The workload
Arrow files with 250K individuals and 3M education status observations
Read into memory as DataFrames, join individual records with education status observations.
Group resulting data frame by individual and process the on average 12 observations per individual.
Process individual education records to eliminate retrogression in educational attainment, and fill gaps in annual educational attainment using linear interpolation.
Write out the resulting cleaned dataset as an arrow file.
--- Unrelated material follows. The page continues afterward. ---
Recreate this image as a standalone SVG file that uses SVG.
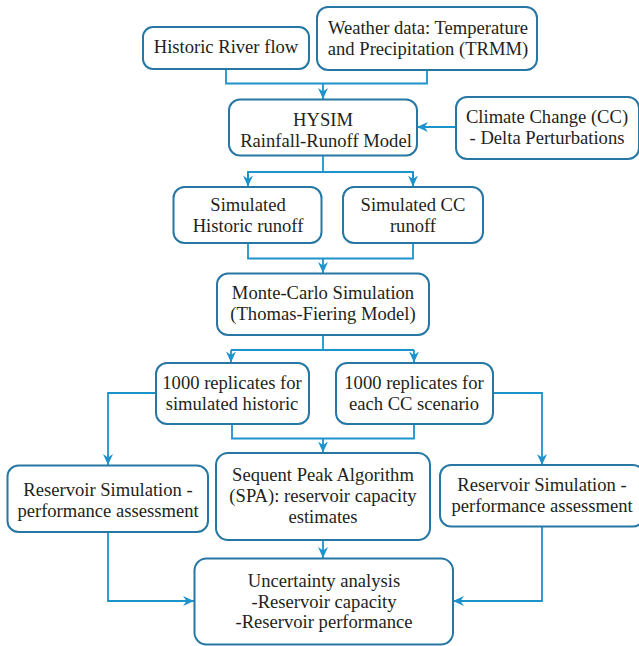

No multi-threading is used by the code to, for example, process individuals independently
Julia version: 1.10.4
Packages: DataFrames, Arrow, Dates, StatsBase
Code available here: Source code
Question
Why the major differences in performance for the exact same code in the different environments in the table below:
Results
Time (hh:mm:ss) | OS | CPU | Cores | Machine |
---|---|---|---|---|
00:26:42 | Windows 11 | Xeon Gold 6430 | 8 | VMWare virtual machine 128GB RAM |
00:29:17 | Win Server 2019 | Xeon Cascadelake | 25 | Openstack virtual machine 256GB RAM |
00:12:12 | Windows 11 | i7-13700H | 14 | Dell XPS 17 64GB RAM |
00:11:47 | RaspianOs | Cortex A76 | 4 | Raspberry Pi 5 8GB |
00:07:53 | Windows 11 | Ryzen 7 3800 | 8 | Desktop 128GB RAM |
00:01:51 | MacOs 14.5 | M3 Max | 14 | MacBook Pro 36GB RAM |
I realise that the virtual environment may have different workloads in the background, but the results were fairly consistent over several different runs at different times and the differences are large! 99% of the execution time is spent in the code containing no file reads or writes.
Thank you for pointing me to ways in which I can improve performance in the virtual environment, because that is the common resource in my environment.